SHORT EXERCISE ▸
Skip the pictures and extract all of the lines exactly as written.

AVAILABLE DATA ▸
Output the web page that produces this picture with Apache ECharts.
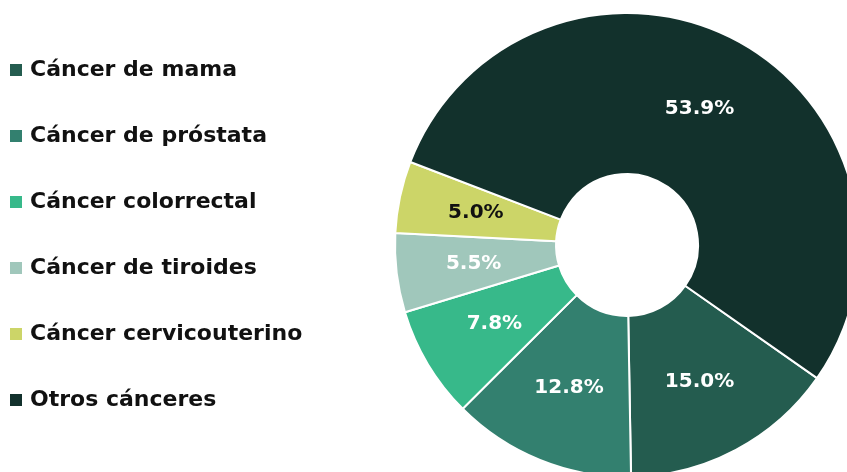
<html>
<head>
<meta charset="utf-8">
<script src="https://cdn.jsdelivr.net/npm/echarts@6/dist/echarts.min.js"></script>
<style>
  html, body { margin: 0; padding: 0; background: #fff; }
  #main { width: 847px; height: 472px; }
</style>
</head>
<body>
<div id="main"></div>
<script>
var categories = ['Cáncer de mama', 'Cáncer de próstata', 'Cáncer colorrectal', 'Cáncer de tiroides', 'Cáncer cervicouterino', 'Otros cánceres'];
var values = [15.0, 12.8, 7.8, 5.5, 5.0, 53.9];
var colors = ['#245c4f', '#33806f', '#37b98a', '#a0c7bb', '#ccd568', '#12312c'];
var labelColors = ['#fff', '#fff', '#fff', '#fff', '#111', '#fff'];

var myChart = echarts.init(document.getElementById('main'));
var option = {
  color: colors,
  legend: {
    orient: 'vertical',
    left: 3,
    top: 54,
    itemGap: 44,
    itemWidth: 14,
    itemHeight: 14,
    icon: 'rect',
    textStyle: { fontFamily: 'DejaVu Sans', fontWeight: 'bold', fontSize: 22, lineHeight: 22, color: '#111', padding: [0, 0, 0, 2] },
    data: categories
  },
  series: [{
    type: 'pie',
    center: [627, 245],
    radius: [71, 232],
    startAngle: -35,
    clockwise: true,
    itemStyle: { borderColor: '#fff', borderWidth: 2 },
    label: {
      position: 'inside',
      fontFamily: 'DejaVu Sans',
      fontWeight: 'bold',
      fontSize: 20,
      formatter: function (p) { return p.value.toFixed(1) + '%'; }
    },
    labelLine: { show: false },
    data: categories.map(function (c, i) {
      return { name: c, value: values[i], label: { color: labelColors[i] } };
    })
  }]
};
myChart.setOption(option);
</script>
</body>
</html>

FINISHED ANSWER ▸
Output the web page that produces this picture with Apache ECharts.
<html>
<head>
<meta charset="utf-8">
<script src="https://cdn.jsdelivr.net/npm/echarts@6/dist/echarts.min.js"></script>
<style>
  html, body { margin: 0; padding: 0; background: #fff; }
  #main { width: 847px; height: 472px; }
</style>
</head>
<body>
<div id="main"></div>
<script>
var categories = ['Cáncer de mama', 'Cáncer de próstata', 'Cáncer colorrectal', 'Cáncer de tiroides', 'Cáncer cervicouterino', 'Otros cánceres'];
var values = [15.0, 12.8, 7.8, 5.5, 5.0, 53.9];
var colors = ['#245c4f', '#33806f', '#37b98a', '#a0c7bb', '#ccd568', '#12312c'];
var labelColors = ['#fff', '#fff', '#fff', '#fff', '#111', '#fff'];

var myChart = echarts.init(document.getElementById('main'));
var option = {
  color: colors,
  legend: {
    orient: 'vertical',
    left: 3,
    top: 54,
    itemGap: 44,
    itemWidth: 14,
    itemHeight: 14,
    icon: 'rect',
    textStyle: { fontFamily: 'DejaVu Sans', fontWeight: 'bold', fontSize: 22, lineHeight: 22, color: '#111', padding: [0, 0, 0, 2] },
    data: categories
  },
  series: [{
    type: 'pie',
    center: [627, 245],
    radius: [71, 232],
    startAngle: -35,
    clockwise: true,
    itemStyle: { borderColor: '#fff', borderWidth: 2 },
    label: {
      position: 'inside',
      fontFamily: 'DejaVu Sans',
      fontWeight: 'bold',
      fontSize: 20,
      formatter: function (p) { return p.value.toFixed(1) + '%'; }
    },
    labelLine: { show: false },
    data: categories.map(function (c, i) {
      return { name: c, value: values[i], label: { color: labelColors[i] } };
    })
  }]
};
myChart.setOption(option);
</script>
</body>
</html>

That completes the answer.